Les éditeurs de grands formats s'associent à des professionnels du podcast pour réaliser des séries audio mettant en valeur leur production.

Justine Souque, consultante indépendante spécialisée dans l'édition et l'audiovisuel- Photo OLIVIER DION

Promouvoir ses auteurs par le biais des podcasts devient un levier marketing de plus en plus utilisé par l'ensemble des éditeurs. Flammarion a proposé en juillet pour la première fois trois podcasts thématiques sur sa -rentrée littéraire, animés par la journaliste Géraldine Sarratia. « Il s'agit d'une forme de communication novatrice que nous avons pu lancer avant même la parution des romans. Cela nous a permis de toucher autrement les professionnels du livre et le public au niveau national », explique la directrice du marketing de Flammarion, Laetitia Legay. A travers un site dédié, l'éditeur a mis en avant sur trois rubriques les livres avec leur argumentaire, des vidéos et des pod-casts. « Le canal du -podcast natif est l'occasion pour les éditeurs de faire découvrir leurs livres aux non-lecteurs, ou du moins aux lecteurs plus occasionnels », souligne de son côté Justine Souque, consultante indépendante spécialisée dans l'édition et l'audiovisuel. « Un auditeur nouvellement convaincu sera ensuite un excellent relais de promotion au sein de la communauté du son ou de ses pod-casts de prédilection ».

Spécialistes

Si Flammarion a travaillé avec des professionnels pour l'habillage sonore et la réalisation d'interviews, l'éditeur n'a pas souhaité s'associer à une structure existante, spécialisée dans la création de podcasts, pour diffuser ses contenus. Ce n'est pas le cas de la plupart des éditeurs qui ont goûté au podcast.

Chez Editis, la série baptisée « Des livres et moi » a été élaborée par Le Poste général, animé par son producteur Vincent Malone. Chez Leduc.s, c'est la webradio Radio Médecine douce qui a conçu avec l'éditeur « Pause », un podcast thématique sur des questions pratiques. Pour Eyrolles, « les coûts des podcasts étaient trop importants à assumer », explique la responsable éditoriale Joanne Mirailles. La maison a alors profité du réseau et de la réputation de sa directrice de collection et auteure maison, Anne Ghesquière, productrice du podcast « Métamorphose ». Les auteurs du catalogue sont régulièrement mis en avant dans ses interviews.

Bande sonore originale

Plutôt dans la création sonore, Lauren Bastide et son studio Nouvelles écoutes ont lancé « Primo », en coproduction avec Robert Laffont. Après un appel à manuscrits, l'éditeur a sélectionné trois premiers romans.

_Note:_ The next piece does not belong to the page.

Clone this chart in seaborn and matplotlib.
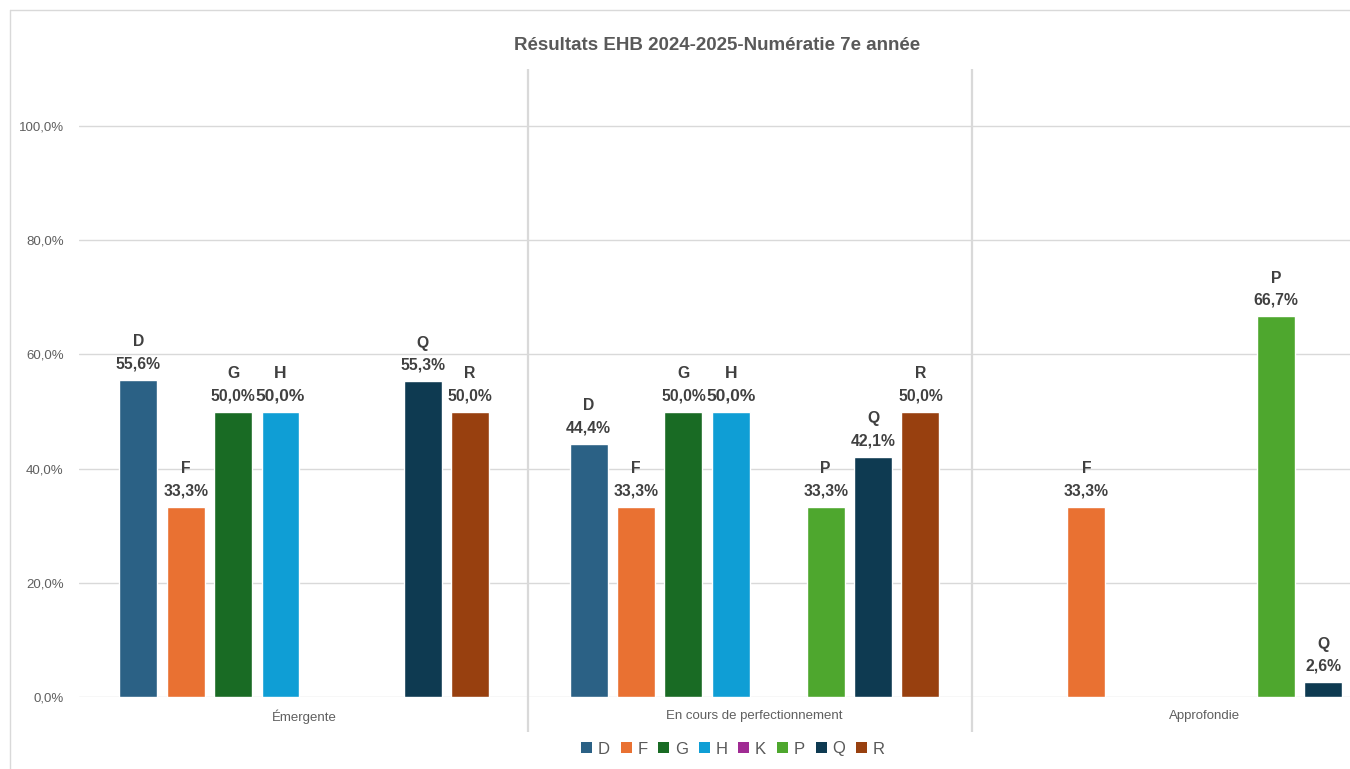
import numpy as np
import pandas as pd
import matplotlib
matplotlib.use("Agg")
import matplotlib.pyplot as plt
from matplotlib.patches import Patch
from matplotlib.lines import Line2D
import seaborn as sns

# === DONNÉES ===
niveaux = ["Émergente", "En cours de perfectionnement", "Approfondie"]
groupes = ["D", "F", "G", "H", "K", "P", "Q", "R"]
couleurs = ["#2B6185", "#E97132", "#196B24", "#0F9ED5", "#A02B93", "#4EA72E", "#0E3A51", "#98400F"]

# pourcentages par groupe (NaN = pas de barre)
val_D = [55.6, 44.4, np.nan]
val_F = [33.3, 33.3, 33.3]
val_G = [50.0, 50.0, np.nan]
val_H = [50.0, 50.0, np.nan]
val_K = [np.nan, np.nan, np.nan]
val_P = [np.nan, 33.3, 66.7]
val_Q = [55.3, 42.1, 2.6]
val_R = [50.0, 50.0, np.nan]

titre = "Résultats EHB 2024-2025-Numératie 7e année"
yticks = [0, 20, 40, 60, 80, 100]

# === TABLE LONGUE ===
series = [val_D, val_F, val_G, val_H, val_K, val_P, val_Q, val_R]
lignes = []
for g, vals in zip(groupes, series):
    for niv, v in zip(niveaux, vals):
        lignes.append({"Niveau": niv, "Groupe": g, "Pct": v})
df = pd.DataFrame(lignes)

# === FIGURE ===
sns.set_style("white")
plt.rcParams["font.family"] = ["Liberation Sans", "DejaVu Sans"]
W, H = 1350, 769
fig = plt.figure(figsize=(W / 100, H / 100), dpi=100)

# la zone de tracé dépasse à droite (graphique coupé comme dans l'original)
ax = fig.add_axes([79 / W, 72 / H, 1351 / W, 628 / H])

largeur = 0.842
sns.barplot(data=df, x="Niveau", y="Pct", hue="Groupe", order=niveaux, hue_order=groupes,
            palette=couleurs, width=largeur, gap=0.2, saturation=1, legend=False,
            errorbar=None, ax=ax)

ax.set_xlim(-0.5, 2.5)
ax.set_ylim(0, 110)
ax.set_yticks(yticks)
ax.set_yticklabels([f"{t:.1f}".replace(".", ",") + "%" for t in yticks])
ax.grid(axis="y", color="#D9D9D9", lw=1)
ax.set_axisbelow(True)
for s in ax.spines.values():
    s.set_visible(False)
ax.set_xlabel("")
ax.set_ylabel("")
ax.tick_params(axis="y", length=0, pad=11, labelsize=9.5, labelcolor="#5f5f5f")
ax.tick_params(axis="x", length=0, pad=9, labelsize=9.5, labelcolor="#5f5f5f")

# séparateurs entre catégories
ax.vlines([0.496, 1.483], -6.2, 110, color="#D9D9D9", lw=1.6, clip_on=False)

# === ÉTIQUETTES ===
pas = largeur / len(groupes)
for p in ax.patches:
    h = p.get_height()
    if not np.isfinite(h) or h <= 0:
        continue
    xc = p.get_x() + p.get_width() / 2
    cat = int(round(xc))
    i = int(round((xc - cat) / pas + (len(groupes) - 1) / 2))
    g = groupes[i]
    txt = f"{g}\n" + f"{h:.1f}".replace(".", ",") + "%"
    taille = 12.5 if g == "H" else 11.3
    ax.annotate(txt, (xc, h), xytext=(0, 6), textcoords="offset points",
                ha="center", va="bottom", fontsize=taille, fontweight="bold",
                color="#404040", linespacing=1.6, annotation_clip=False)

# === TITRE ===
fig.text(717 / W, 1 - 45 / H, titre, ha="center", va="center", fontsize=13.5,
         fontweight="bold", color="#595959")

# === LÉGENDE ===
poignees = [Patch(facecolor=c, edgecolor="none") for c in couleurs]
fig.legend(poignees, groupes, loc="center", bbox_to_anchor=(733 / W, 1 - 749 / H),
           ncol=len(groupes), frameon=False, fontsize=12, labelcolor="#595959",
           handlelength=0.65, handleheight=0.65, handletextpad=0.35, columnspacing=0.65)

# cadre du graphique
fig.add_artist(Line2D([10 / W, 1], [1 - 10 / H, 1 - 10 / H], color="#D9D9D9", lw=1))
fig.add_artist(Line2D([10 / W, 10 / W], [0, 1 - 10 / H], color="#D9D9D9", lw=1))

fig.savefig("out.png", dpi=100, facecolor="white")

Le podcast, seize épisodes dont chaque volet est diffusé toutes les trois semaines, permet de découvrir « les dessous de la vie d'un livre et d'une maison d'édition ». Une démarche qui s'apparente aux créations de -contenu sonore proposées par Audrey Siourd, cofondatrice de Volume sonore. Pour l'Iconoclaste, cette ancienne attachée de presse a imaginé la bande sonore originale du livre de Jean-Baptiste Andréa, un outil de communication pour la maison d'édition, qui l'a diffusée lors des tournées en librairie de l'auteur. « Mon défi consiste à créer de l'audio narratif, développe Audrey Siourd. A mon avis, les contenus sonores ne sont pas là pour se substituer à un média traditionnel, qui diffuse des interviews d'auteurs, mais pour créer des contenus nouveaux, des formats novateurs. » La consultante Justine Souque va plus loin sur la question des contenus proposés car « il faut préserver l'aspect qualitatif, la publicité ne doit pas phagocyter les podcasts ! ».